Understanding FGSM: A more intuitive Approach to Adversarial Attacks

Introduction

Over the past decade, machine learning models have evolved from simple image classifiers into sophisticated systems capable of solving complex tasks—ranging from image recognition to mathematical reasoning, and even code generation. The advent of models like AlexNet in 2011 was a turning point, marking a new era of AI-driven perception and reasoning. Since then, these algorithms have matured and now exhibit remarkable accuracy in identifying and classifying objects.

Yet, it is both surprising and concerning that these powerful models can be deceived by carefully crafted inputs known as adversarial examples.

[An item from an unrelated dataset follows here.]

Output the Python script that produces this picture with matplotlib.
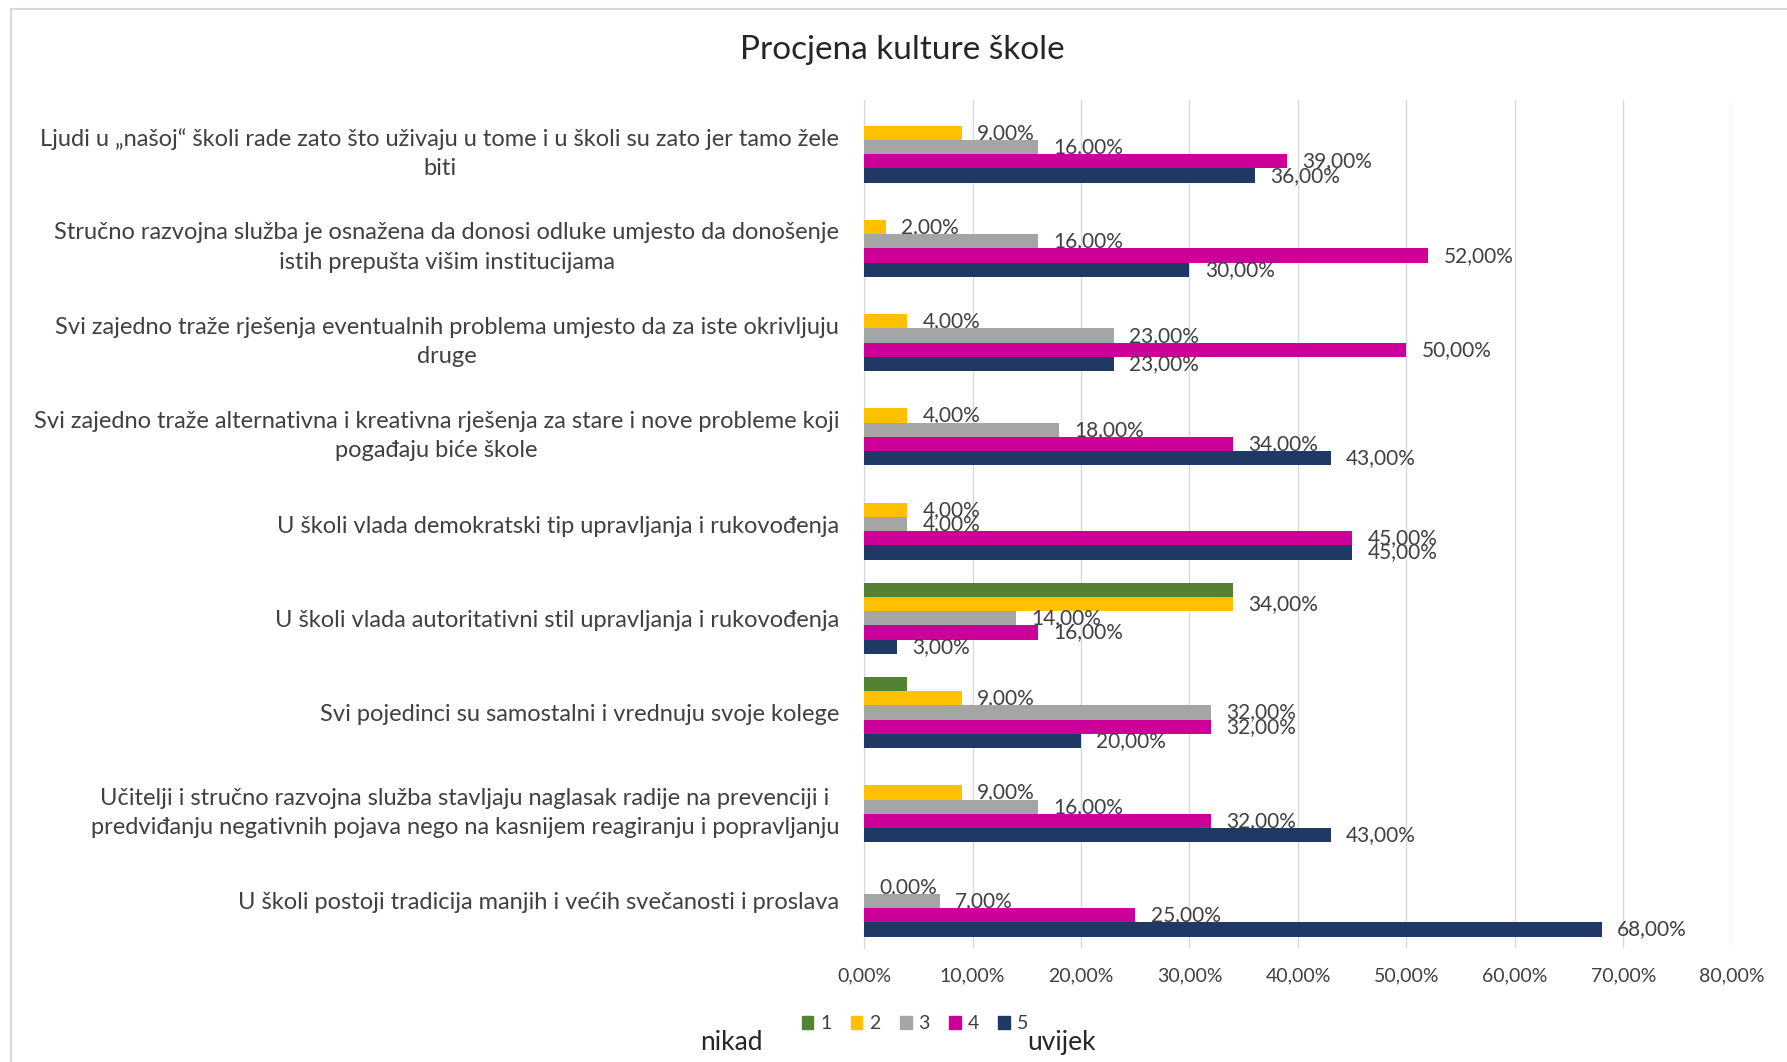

Even minute changes to the pixels of an image can cause a model, which once confidently recognized a panda, to classify it as a gibbon. Contrary to popular belief, these adversarial examples are not mere random anomalies. Instead, they emerge from a deep mathematical structure and can be systematically produced.

In this blog, we’ll focus on one of the earliest and most foundational methods in the generation of adversarial examples: the Fast Gradient Sign Method (FGSM) proposed by Goodfellow et al. in their seminal paper Explaining and Harnessing Adversarial Examples. By understanding FGSM, we gain insight into why models are so vulnerable to small, carefully chosen perturbations—and how this vulnerability relates to the intricate geometry of high-dimensional spaces.

Adversarial Attacks: More Than Just Random Noise

The existence of adversarial examples might initially seem surprising. After all, if models are so accurate, how can something seemingly insignificant—like a subtle pixel-level tweak—cause such a drastic misclassification? But these adversarial examples are not flukes. There is a purposeful, mathematical reasoning behind them. Once you see the logic, it becomes evident how straightforward these attacks can be to construct.

The Fast Gradient Sign Method (FGSM)

One of the earliest and simplest adversarial attack methods is the FGSM. Goodfellow and colleagues introduced this technique to demonstrate just how easily a model’s perception could be misled.

The core idea of FGSM is to modify the original input by adding a tiny perturbation in the direction that maximally increases the model’s loss. This method relies on gradient-based optimization, much like the training process itself, but flips the script to push the model away from the correct classification rather than towards it.

Mathematically, FGSM can be expressed as:

$$ x'= x + \epsilon \cdot \text{sign}(\nabla_x J(\theta, x,y)) $$

Where:

$x$ is the original input image.
$x'$ is the adversarially perturbed image.
$\epsilon$ is a small scaling factor that controls the magnitude of the perturbation.
$\text{sign}(\cdot)$ takes the sign of each component, producing a step in either the positive or negative direction for each pixel.
$\nabla_x J(\theta,x,y)$ is the gradient of the loss function J with respect to the input x, given the model parameters θ and the correct label y.

Intuition Behind the Equation

During normal training, gradient descent is used to reduce the loss. The network’s parameters are updated by moving in the opposite direction of the gradient, refining its understanding and making correct classification more likely.

FGSM, however, uses a sort of “reverse” logic. Instead of guiding the model toward the correct classification, it identifies the direction in which the input should move to increase the loss—sometimes called gradient ascent. By making a slight shift in each pixel’s value in the direction that harms the model’s performance, we effectively push the input across the decision boundary into a misclassified region.